Crassness offends me. Unless it’s hilarious. Which allows me to excuse David Wain’s Role Models, because this movie is hilarious. You’d think Judd Apatow was the driving force behind this irreverently funny movie, but he’s not. I’d like to give most of the credit to Wain who directed, and co-wrote the script with Paul Rudd, Ken Marino and Timothy Downing.
The spoiler-ific trailer gives most of the plot away. Two BFFs (a respectably bromance), Wheeler (Sean William Scott) and Danny (Paul Rudd), are stuck in a dead end job pimping energy drink ‘Minotaur’ to high school-ers. Wheeler is the happy-go-lucky funny guy that gets more tail than James Bond, and Danny is the cynical, anti-social, quasi-loner who really needs human affection. They get into a little bit of trouble with the law and with a little assistance from Danny’s newly ex-ed lawyer girlfriend (the ubiquitous Elizabeth Banks), are only sentenced to 150 hours of community service with a Big Brother-like program called Sturdy Wings. Sturdy Wings was founded by Gayle Sweeney (played by Jane Lynch who hits all the right notes), a former drug-addicted, alcoholic whore. Danny and Wheeler are stuck with two of hardest, most maladjusted kids, Auggie and Ronnie (played by Christopher Mintz-Plasse and Bobb’e J. Thompson-no that’s not a typo).

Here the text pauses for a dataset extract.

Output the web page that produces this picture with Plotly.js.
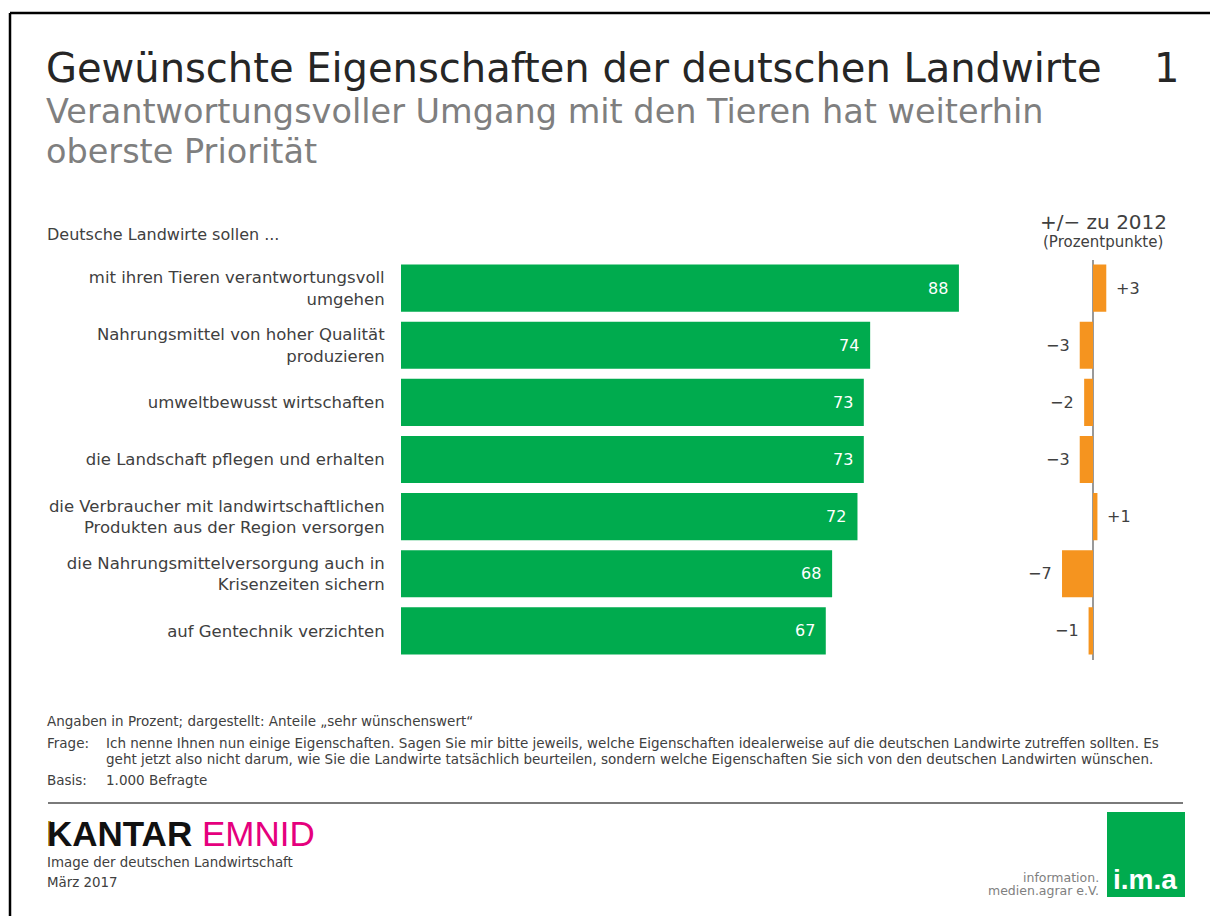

David Wain is a triple threat, having large amounts of experience in acting, writing and directing in shows like Reno 911 and Mad TV. His direction clearly made this movie the success that it is, but equally important are the pitch perfect performances by the two leads. Rudd couldn’t have done any better in his role. His comedic timing is almost perfect. And despite Scott’s character being mostly a continuation of his Stiffler role in the American Pie movies, he’ll make you laugh. A lot. The movie only took a few unfortunate missteps. For one, little kids swearing is funny, but not that funny, they certainly beat that dead horse to death (hearing 8 year-olds discuss oral sex is a stretch even for the most tastefully handled scenes). And two, the perfect happy ending was a little forced. Well, a lot forced. Not that the climax didn’t make me laugh out loud, it just could have been more than it was. Despite these complaints, I loved the movie. It’s great if you can get past the potty and sex humor. And I’d encourage you to try to.